China population: with 20 million fewer people projected by 2035, will the retirement age have to be raised?
- China’s population is expected to plunge by 20 million to 1.39 billion by 2035, according to the Economist Intelligence Unit (EIU)
- Report suggests raising the retirement age to 65 by 2035 could address a shortfall in China’s pension fund by increasing contributions as its ageing crisis deepens
China’s population is expected to plunge by 20 million to 1.39 billion by 2035, a report has predicted, further clouding long-term economic prospects and creating implications for delayed retirement and an accelerated automation rate.
The Economist Intelligence Unit (EIU) said last week that China’s population has reached its peak.
“The government’s pronatalist policies will have a limited effect. Married couples have cited high economic costs as a major reason for having fewer children, based on various market surveys,” the EIU report said.
Meanwhile, China’s workforce is also shrinking, as its working-age population aged between 16-59 also fell from 875.56 million in 2022 to 864.81 million last year, which may lead to an acceleration of automation, as well as the postponement of the retirement age, the report said.
The EIU’s calculations suggested that if China’s retirement age was raised to 65 by 2035, the pension budget shortfall could be reduced by 20 per cent, while net pension contributions could be increased by 30 per cent, pointing to relief for governments and households.
People aged above 60 will account for 32.7 per cent of China’s population by 2035, the EIU said, up from 21.1 per cent in 2023. People aged 65 and above will also rise from 15.4 per cent last year to 25.1 per cent by 2035, the report added.
“Although this suggests a heightened fiscal burden, it will also positively affect the healthcare-sector demand and at-home spending, particularly with individuals returning home after retirement,” the EIU said.
China’s changing demographics, as the working-age population falls and young workers increasingly favour service jobs, is also having an impact on factory operations as manufacturers are increasingly turning to machines and robots to help fill the gap.

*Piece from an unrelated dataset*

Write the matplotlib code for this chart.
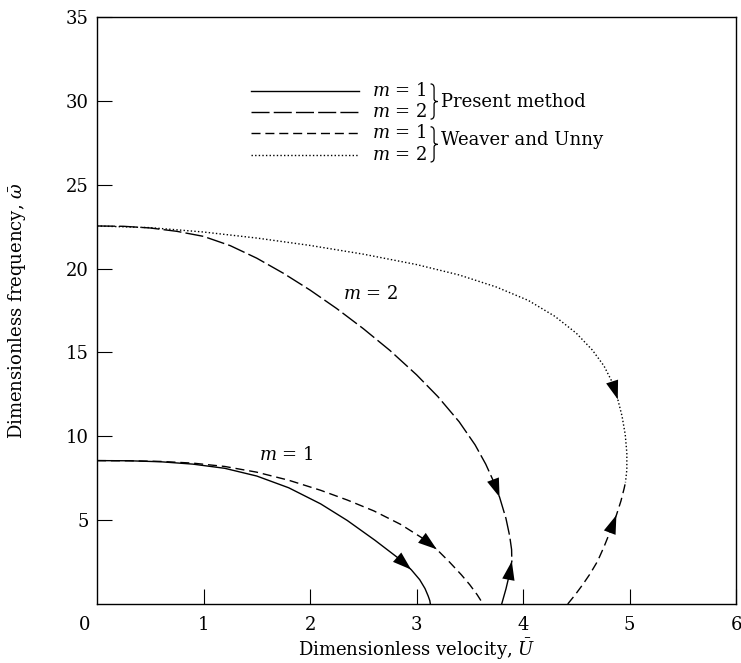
import numpy as np
import matplotlib
matplotlib.use("Agg")
import matplotlib.pyplot as plt
from matplotlib.path import Path
from matplotlib.patches import PathPatch

plt.rcParams['font.family'] = ['DejaVu Serif']
plt.rcParams['mathtext.fontset'] = 'dejavuserif'

# present method, m = 1 (falls to zero frequency)
pm1_u = [0.0, 0.3, 0.6, 0.9, 1.2, 1.5, 1.8, 2.1, 2.35, 2.61, 2.82, 2.95, 3.03, 3.08, 3.11, 3.125, 3.13]
pm1_w = [8.55, 8.54, 8.48, 8.34, 8.09, 7.63, 6.93, 5.97, 4.98, 3.80, 2.78, 2.05, 1.45, 0.92, 0.47, 0.20, 0.0]
pm1_arrow = 11

# present method, m = 1 branch rising again
pm1b_u = [3.80, 3.84, 3.87, 3.895]
pm1b_w = [0.0, 0.90, 1.70, 2.55]
pm1b_arrow = 3

# present method, m = 2
pm2_u = [0.0, 0.25, 0.5, 0.75, 1.0, 1.25, 1.5, 1.75, 2.0, 2.25, 2.5, 2.75, 3.0, 3.2,
         3.4, 3.55, 3.65, 3.73, 3.78, 3.84, 3.875, 3.893, 3.895]
pm2_w = [22.54, 22.52, 22.42, 22.22, 21.92, 21.37, 20.62, 19.72, 18.72, 17.62, 16.42, 15.12, 13.67, 12.37,
         10.87, 9.49, 8.34, 7.22, 6.37, 5.10, 4.05, 3.24, 2.55]
pm2_arrow = 18

# Weaver and Unny, m = 1
wu1_u = [0.0, 0.3, 0.6, 0.9, 1.2, 1.5, 1.8, 2.1, 2.35, 2.6, 2.85, 3.05, 3.19, 3.31, 3.42, 3.50, 3.57, 3.61, 3.625]
wu1_w = [8.55, 8.54, 8.50, 8.40, 8.20, 7.86, 7.38, 6.78, 6.20, 5.55, 4.75, 3.95, 3.26, 2.50, 1.75, 1.15, 0.55, 0.15, 0.0]
wu1_arrow = 12

# Weaver and Unny, m = 1 branch rising again
wu1b_u = [4.42, 4.49, 4.56, 4.63, 4.70, 4.76, 4.82, 4.877, 4.92, 4.95, 4.962]
wu1b_w = [0.0, 0.55, 1.15, 1.80, 2.55, 3.40, 4.35, 5.30, 6.15, 6.90, 7.25]
wu1b_arrow = 7

# Weaver and Unny, m = 2
wu2_u = [0.0, 0.5, 1.0, 1.5, 2.0, 2.5, 3.0, 3.4, 3.75, 4.05, 4.3, 4.5, 4.65, 4.76, 4.84,
         4.89, 4.93, 4.96, 4.975, 4.975, 4.962]
wu2_w = [22.54, 22.44, 22.18, 21.82, 21.38, 20.86, 20.24, 19.62, 18.90, 18.10, 17.15, 16.15, 15.15, 14.20, 13.20,
         12.20, 11.20, 10.10, 9.00, 8.00, 7.25]
wu2_arrow = 15

x_ticks = [1, 2, 3, 4, 5, 6]
y_ticks = [5, 10, 15, 20, 25, 30, 35]

solid = dict(color='k', lw=1.0, linestyle='-')
long_dash = dict(color='k', lw=1.0, dashes=(13, 3))
short_dash = dict(color='k', lw=1.0, dashes=(6.5, 3.5))
dotted = dict(color='k', lw=1.0, dashes=(1.0, 1.6))

fig = plt.figure(figsize=(7.41, 6.63), dpi=100)
ax = fig.add_axes([97 / 741, 59 / 663, 639 / 741, 587 / 663])
ax.set_xlim(0, 6)
ax.set_ylim(0, 35)


def arrow_head(u, w, i):
    # filled head pointing along the curve, tip at point i
    p1 = ax.transData.transform((u[i], w[i]))
    p0 = ax.transData.transform((u[i - 1], w[i - 1]))
    d = (p1 - p0) / np.hypot(*(p1 - p0))
    ax.annotate('', xy=(u[i], w[i]), xytext=(-d[0] * 20, -d[1] * 20),
                textcoords='offset points',
                arrowprops=dict(arrowstyle='-|>,head_length=1.35,head_width=0.45',
                                mutation_scale=10, color='k', lw=0,
                                shrinkA=0, shrinkB=0))


ax.plot(pm1_u, pm1_w, **solid)
ax.plot(pm1b_u, pm1b_w, **solid)
ax.plot(pm2_u, pm2_w, **long_dash)
ax.plot(wu1_u, wu1_w, **short_dash)
ax.plot(wu1b_u, wu1b_w, **short_dash)
ax.plot(wu2_u, wu2_w, **dotted)

for u, w, i in [(pm1_u, pm1_w, pm1_arrow), (pm1b_u, pm1b_w, pm1b_arrow),
                (pm2_u, pm2_w, pm2_arrow), (wu1_u, wu1_w, wu1_arrow),
                (wu1b_u, wu1b_w, wu1b_arrow), (wu2_u, wu2_w, wu2_arrow)]:
    arrow_head(u, w, i)

ax.text(1.78, 8.9, r'$m$ = 1', fontsize=13, ha='center', va='center')
ax.text(2.57, 18.5, r'$m$ = 2', fontsize=13, ha='center', va='center')

# legend drawn by hand with braces
leg_x0, leg_x1, txt_x = 0.241, 0.410, 0.430
leg_rows = [(0.874, solid, '1'), (0.838, long_dash, '2'),
            (0.802, short_dash, '1'), (0.765, dotted, '2')]
for y, style, m in leg_rows:
    ax.plot([leg_x0, leg_x1], [y, y], transform=ax.transAxes, **style)
    ax.text(txt_x, y, r'$m$ = ' + m, transform=ax.transAxes, fontsize=13,
            ha='left', va='center')


def brace(x, y_top, y_bot, w):
    ym = (y_top + y_bot) / 2
    h = y_top - y_bot
    verts = [(x, y_top), (x + w * 0.5, y_top), (x + w * 0.5, y_top - h * 0.12),
             (x + w * 0.5, ym + h * 0.08), (x + w * 0.5, ym), (x + w, ym),
             (x + w * 0.5, ym), (x + w * 0.5, ym - h * 0.08),
             (x + w * 0.5, y_bot + h * 0.12), (x + w * 0.5, y_bot), (x, y_bot)]
    codes = [Path.MOVETO, Path.CURVE3, Path.CURVE3, Path.LINETO,
             Path.CURVE3, Path.CURVE3, Path.CURVE3, Path.CURVE3,
             Path.LINETO, Path.CURVE3, Path.CURVE3]
    ax.add_patch(PathPatch(Path(verts, codes), transform=ax.transAxes,
                           fill=False, lw=0.9, color='k', clip_on=False))


brace(0.522, 0.886, 0.826, 0.011)
brace(0.522, 0.813, 0.753, 0.011)
ax.text(0.538, 0.856, 'Present method', transform=ax.transAxes, fontsize=13,
        ha='left', va='center')
ax.text(0.538, 0.790, 'Weaver and Unny', transform=ax.transAxes, fontsize=13,
        ha='left', va='center')

ax.set_xticks(x_ticks)
ax.set_yticks(y_ticks)
ax.tick_params(direction='in', length=10.5, width=0.8, labelsize=13)
ax.tick_params(axis='x', pad=9)
ax.tick_params(axis='y', pad=6)
for s in ax.spines.values():
    s.set_linewidth(1.0)
ax.text(-0.02, -0.036, '0', transform=ax.transAxes, fontsize=13,
        ha='center', va='center')

ax.set_xlabel(r'Dimensionless velocity, $\bar{U}$', fontsize=13, labelpad=2)
ax.set_ylabel(r'Dimensionless frequency, $\bar{\omega}$', fontsize=13, labelpad=27)

fig.savefig('out.png', dpi=100)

And while China’s population decline is occurring more rapidly than anticipated, it would maintain the world’s second-largest population for the foreseeable future, ensuring a substantial market size, according to the report.
But analysts said that it still boasts a large and still-growing pool of quality workers, and that it would be difficult for India to be equipped with the same demographic resources that buttressed China’s rapid economic growth and industrial upgrades.
Demographers have, though, conceded that China’s policies to boost its population are unlikely to deliver imminent effects, and many have urged society to adapt to the new norm with contemporary policy systems and a suitable service infrastructure.
Existing hardships, such as an insufficiency of child care services, the financial pressure to care for elderly parents and the cost of housing and raising a child, remain the biggest deterrents, said He Dan, director of the China Population and Development Research Centre.
Unstable expectations, including low income level, employment and career development are also factors, He said in the article published in the latest issue of Population and Health magazine.
China’s demographic shifts would also drag down its urbanisation push, the EIU said.
“Future population reallocation will mainly be driven more by migration between urban areas, rather than from rural to urban areas, which will result in a gradual slowdown in the urbanisation rate,” the report added.
At the end of 2023, the urbanisation rate in China had reached 66 per cent.
And as most Chinese people already live in urban areas, the rural population would not drop as fast as it has in the last two decades, and the regional economic disparity will keep driving people into large city clusters, said the EIU’s deputy China economist Tianzeng Xu.